**** Supplied data
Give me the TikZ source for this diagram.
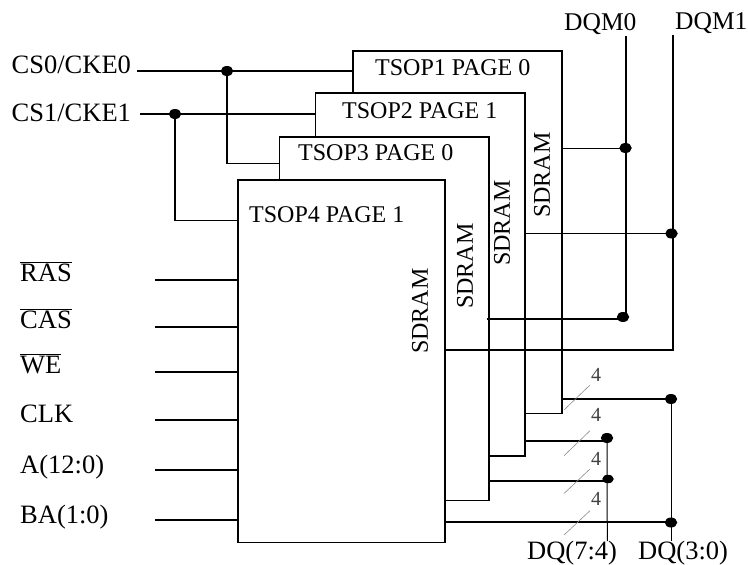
\documentclass[tikz,border=0pt]{standalone}
\usepackage{fontspec}
\setmainfont{Liberation Serif}
\usetikzlibrary{shapes.geometric}
\begin{document}
\begin{tikzpicture}[x=1pt,y=-1pt,font=\fontsize{26.5}{30}\selectfont,
 heavy/.style={line width=1.9pt},
 thin wire/.style={line width=1pt},
 chip/.style={heavy,line cap=rect},
 lbl/.style={anchor=base west,inner sep=0pt},
 masklbl/.style={lbl,font=\fontsize{25.5}{30}\selectfont},
 chiplbl/.style={lbl,font=\fontsize{24}{28}\selectfont},
 sdram/.style={inner sep=0pt,rotate=90,font=\fontsize{24}{28}\selectfont},
 buswidth/.style={inner sep=0pt,text=black!75,font=\fontsize{20}{24}\selectfont},
 slash/.style={line width=0.6pt,black!45},
 dot/.style={ellipse,fill=black,inner sep=0pt,minimum width=12.5pt,minimum height=10pt}]
\useasboundingbox (0,0) rectangle (748,565);
% stacked chips
\coordinate (chipAnw) at (353,51);
\coordinate (chipAse) at (562,413.5);
\coordinate (chipBnw) at (315.5,93);
\coordinate (chipBse) at (525,456);
\coordinate (chipCnw) at (279.5,137);
\coordinate (chipCse) at (489,500.5);
\node[chip,draw,anchor=north west,outer sep=0pt,minimum width=207pt,minimum height=362.5pt] (chipD) at (238,180) {};
\draw[chip] (chipAnw |- chipBnw) -- (chipAnw) -| (chipAse) -- (chipAse -| chipBse);
\draw[chip] (chipBnw |- chipCnw) -- (chipBnw) -| (chipBse) -- (chipBse -| chipCse);
\draw[chip] (chipCnw |- chipD.north) -- (chipCnw) -| (chipCse) -- (chipCse -| chipD.east);
\node[chiplbl] (nameA) at (375,75.5) {TSOP1 PAGE 0};
\node[chiplbl] (nameB) at (342,118) {TSOP2 PAGE 1};
\node[chiplbl] (nameC) at (298,160.5) {TSOP3 PAGE 0};
\node[chiplbl] (nameD) at (249,222.5) {TSOP4 PAGE 1};
\node[sdram] (typeA) at (542,175) {SDRAM};
\node[sdram] (typeB) at (502,223) {SDRAM};
\node[sdram] (typeC) at (465,266) {SDRAM};
\node[sdram] (typeD) at (420,311) {SDRAM};
% chip selects
\node[lbl] (csA) at (11.5,73) {CS0/CKE0};
\node[lbl] (csB) at (11.5,121.5) {CS1/CKE1};
\coordinate (csAin) at (137,71);
\coordinate (csBin) at (140,114);
\node[dot] (csAdot) at (227,71) {};
\node[dot] (csBdot) at (175,114) {};
\draw[heavy] (csAin) -- (csAin -| chipAnw);
\draw[heavy] (csBin) -- (csBin -| chipBnw);
\coordinate (csAdrop) at (227,163.5);
\coordinate (csBdrop) at (174,220.5);
\draw[heavy] (csAdot) -- (csAdrop) -- (csAdrop -| chipCnw);
\draw[heavy] (csBdot.center |- csBdrop) -- (csBdrop -| chipD.west);
\draw[heavy] (csBdot) -- (csBdot.center |- csBdrop);
% inputs
\node[lbl] (inRAS) at (20,281.5) {$\overline{\mbox{RAS}}$};
\node[lbl] (inCAS) at (20,328.5) {$\overline{\mbox{CAS}}$};
\node[lbl] (inWE) at (20,373) {$\overline{\mbox{WE}}$};
\node[lbl] (inCLK) at (20,422.5) {CLK};
\node[lbl] (inA) at (20,473) {A(12:0)};
\node[lbl] (inBA) at (20,523) {BA(1:0)};
\coordinate (wRAS) at (155,280);
\coordinate (wCAS) at (155,326.7);
\coordinate (wWE) at (155,371.7);
\coordinate (wCLK) at (155,420);
\coordinate (wA) at (155,470);
\coordinate (wBA) at (155,520);
\draw[heavy] (wRAS) -- (wRAS -| chipD.west);
\draw[heavy] (wCAS) -- (wCAS -| chipD.west);
\draw[heavy] (wWE) -- (wWE -| chipD.west);
\draw[heavy] (wCLK) -- (wCLK -| chipD.west);
\draw[heavy] (wA) -- (wA -| chipD.west);
\draw[heavy] (wBA) -- (wBA -| chipD.west);
% byte masks
\node[masklbl] (dqmA) at (564,30) {DQM0};
\node[masklbl] (dqmB) at (675,29) {DQM1};
\coordinate (dqmAtop) at (625.7,36);
\coordinate (dqmBtop) at (672.7,35);
\coordinate (dqmAend) at (625.7,317);
\coordinate (dqmBend) at (672.7,350);
\node[dot] (maskA) at (625.5,148) {};
\node[dot] (maskB) at (671.5,233.5) {};
\node[dot] (maskC) at (623,317) {};
\draw[heavy] (dqmAtop) -- (dqmAend);
\draw[heavy] (dqmBtop) -- (dqmBend) -- (dqmBend -| chipD.east);
\draw[thin wire] (maskA.center -| chipAse) -- (maskA.center);
\draw[thin wire] (maskB.center -| chipBse) -- (maskB.center);
\coordinate (maskCin) at (487,319);
\draw[heavy] (maskCin) -- (maskCin -| maskC.center);
% data
\node[lbl] (dqHi) at (527,559) {DQ(7:4)};
\node[lbl] (dqLo) at (638,559) {DQ(3:0)};
\node[dot] (loA) at (671,399) {};
\node[dot] (hiA) at (607,438) {};
\node[dot,minimum width=11.5pt,minimum height=8.5pt] (hiB) at (608,479) {};
\node[dot] (loB) at (671,522.5) {};
\coordinate (hiBus) at (607.3,541);
\coordinate (loBus) at (671,541);
\draw[thin wire] (loA.center) -- (loBus);
\draw[thin wire] (hiA.center) -- (hiBus);
\coordinate (loAin) at (562,399);
\coordinate (hiAin) at (525,440.7);
\coordinate (hiBin) at (489,480.7);
\coordinate (loBin) at (445,521.7);
\draw[heavy] (loAin) -- (loAin -| loA.center);
\draw[heavy] (hiAin) -- (hiAin -| hiA.center);
\draw[heavy] (hiBin) -- (hiBin -| hiB.center);
\draw[heavy] (loBin) -- (loBin -| loB.center);
\draw[slash] (564,410) -- (590,385);
\draw[slash] (564,455.7) -- (590,430.7);
\draw[slash] (564,493.5) -- (590,469);
\draw[slash] (564,535) -- (590,510.7);
\node[buswidth] (widthA) at (596,375) {4};
\node[buswidth] (widthB) at (596,415) {4};
\node[buswidth] (widthC) at (596,459) {4};
\node[buswidth] (widthD) at (596,499) {4};
\end{tikzpicture}
\end{document}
********
• Problem statement
Copy out all the data exactly; skip the pictures.

• In response
Give me the TikZ source for this diagram.
\documentclass[tikz,border=0pt]{standalone}
\usepackage{fontspec}
\setmainfont{Liberation Serif}
\usetikzlibrary{shapes.geometric}
\begin{document}
\begin{tikzpicture}[x=1pt,y=-1pt,font=\fontsize{26.5}{30}\selectfont,
 heavy/.style={line width=1.9pt},
 thin wire/.style={line width=1pt},
 chip/.style={heavy,line cap=rect},
 lbl/.style={anchor=base west,inner sep=0pt},
 masklbl/.style={lbl,font=\fontsize{25.5}{30}\selectfont},
 chiplbl/.style={lbl,font=\fontsize{24}{28}\selectfont},
 sdram/.style={inner sep=0pt,rotate=90,font=\fontsize{24}{28}\selectfont},
 buswidth/.style={inner sep=0pt,text=black!75,font=\fontsize{20}{24}\selectfont},
 slash/.style={line width=0.6pt,black!45},
 dot/.style={ellipse,fill=black,inner sep=0pt,minimum width=12.5pt,minimum height=10pt}]
\useasboundingbox (0,0) rectangle (748,565);
% stacked chips
\coordinate (chipAnw) at (353,51);
\coordinate (chipAse) at (562,413.5);
\coordinate (chipBnw) at (315.5,93);
\coordinate (chipBse) at (525,456);
\coordinate (chipCnw) at (279.5,137);
\coordinate (chipCse) at (489,500.5);
\node[chip,draw,anchor=north west,outer sep=0pt,minimum width=207pt,minimum height=362.5pt] (chipD) at (238,180) {};
\draw[chip] (chipAnw |- chipBnw) -- (chipAnw) -| (chipAse) -- (chipAse -| chipBse);
\draw[chip] (chipBnw |- chipCnw) -- (chipBnw) -| (chipBse) -- (chipBse -| chipCse);
\draw[chip] (chipCnw |- chipD.north) -- (chipCnw) -| (chipCse) -- (chipCse -| chipD.east);
\node[chiplbl] (nameA) at (375,75.5) {TSOP1 PAGE 0};
\node[chiplbl] (nameB) at (342,118) {TSOP2 PAGE 1};
\node[chiplbl] (nameC) at (298,160.5) {TSOP3 PAGE 0};
\node[chiplbl] (nameD) at (249,222.5) {TSOP4 PAGE 1};
\node[sdram] (typeA) at (542,175) {SDRAM};
\node[sdram] (typeB) at (502,223) {SDRAM};
\node[sdram] (typeC) at (465,266) {SDRAM};
\node[sdram] (typeD) at (420,311) {SDRAM};
% chip selects
\node[lbl] (csA) at (11.5,73) {CS0/CKE0};
\node[lbl] (csB) at (11.5,121.5) {CS1/CKE1};
\coordinate (csAin) at (137,71);
\coordinate (csBin) at (140,114);
\node[dot] (csAdot) at (227,71) {};
\node[dot] (csBdot) at (175,114) {};
\draw[heavy] (csAin) -- (csAin -| chipAnw);
\draw[heavy] (csBin) -- (csBin -| chipBnw);
\coordinate (csAdrop) at (227,163.5);
\coordinate (csBdrop) at (174,220.5);
\draw[heavy] (csAdot) -- (csAdrop) -- (csAdrop -| chipCnw);
\draw[heavy] (csBdot.center |- csBdrop) -- (csBdrop -| chipD.west);
\draw[heavy] (csBdot) -- (csBdot.center |- csBdrop);
% inputs
\node[lbl] (inRAS) at (20,281.5) {$\overline{\mbox{RAS}}$};
\node[lbl] (inCAS) at (20,328.5) {$\overline{\mbox{CAS}}$};
\node[lbl] (inWE) at (20,373) {$\overline{\mbox{WE}}$};
\node[lbl] (inCLK) at (20,422.5) {CLK};
\node[lbl] (inA) at (20,473) {A(12:0)};
\node[lbl] (inBA) at (20,523) {BA(1:0)};
\coordinate (wRAS) at (155,280);
\coordinate (wCAS) at (155,326.7);
\coordinate (wWE) at (155,371.7);
\coordinate (wCLK) at (155,420);
\coordinate (wA) at (155,470);
\coordinate (wBA) at (155,520);
\draw[heavy] (wRAS) -- (wRAS -| chipD.west);
\draw[heavy] (wCAS) -- (wCAS -| chipD.west);
\draw[heavy] (wWE) -- (wWE -| chipD.west);
\draw[heavy] (wCLK) -- (wCLK -| chipD.west);
\draw[heavy] (wA) -- (wA -| chipD.west);
\draw[heavy] (wBA) -- (wBA -| chipD.west);
% byte masks
\node[masklbl] (dqmA) at (564,30) {DQM0};
\node[masklbl] (dqmB) at (675,29) {DQM1};
\coordinate (dqmAtop) at (625.7,36);
\coordinate (dqmBtop) at (672.7,35);
\coordinate (dqmAend) at (625.7,317);
\coordinate (dqmBend) at (672.7,350);
\node[dot] (maskA) at (625.5,148) {};
\node[dot] (maskB) at (671.5,233.5) {};
\node[dot] (maskC) at (623,317) {};
\draw[heavy] (dqmAtop) -- (dqmAend);
\draw[heavy] (dqmBtop) -- (dqmBend) -- (dqmBend -| chipD.east);
\draw[thin wire] (maskA.center -| chipAse) -- (maskA.center);
\draw[thin wire] (maskB.center -| chipBse) -- (maskB.center);
\coordinate (maskCin) at (487,319);
\draw[heavy] (maskCin) -- (maskCin -| maskC.center);
% data
\node[lbl] (dqHi) at (527,559) {DQ(7:4)};
\node[lbl] (dqLo) at (638,559) {DQ(3:0)};
\node[dot] (loA) at (671,399) {};
\node[dot] (hiA) at (607,438) {};
\node[dot,minimum width=11.5pt,minimum height=8.5pt] (hiB) at (608,479) {};
\node[dot] (loB) at (671,522.5) {};
\coordinate (hiBus) at (607.3,541);
\coordinate (loBus) at (671,541);
\draw[thin wire] (loA.center) -- (loBus);
\draw[thin wire] (hiA.center) -- (hiBus);
\coordinate (loAin) at (562,399);
\coordinate (hiAin) at (525,440.7);
\coordinate (hiBin) at (489,480.7);
\coordinate (loBin) at (445,521.7);
\draw[heavy] (loAin) -- (loAin -| loA.center);
\draw[heavy] (hiAin) -- (hiAin -| hiA.center);
\draw[heavy] (hiBin) -- (hiBin -| hiB.center);
\draw[heavy] (loBin) -- (loBin -| loB.center);
\draw[slash] (564,410) -- (590,385);
\draw[slash] (564,455.7) -- (590,430.7);
\draw[slash] (564,493.5) -- (590,469);
\draw[slash] (564,535) -- (590,510.7);
\node[buswidth] (widthA) at (596,375) {4};
\node[buswidth] (widthB) at (596,415) {4};
\node[buswidth] (widthC) at (596,459) {4};
\node[buswidth] (widthD) at (596,499) {4};
\end{tikzpicture}
\end{document}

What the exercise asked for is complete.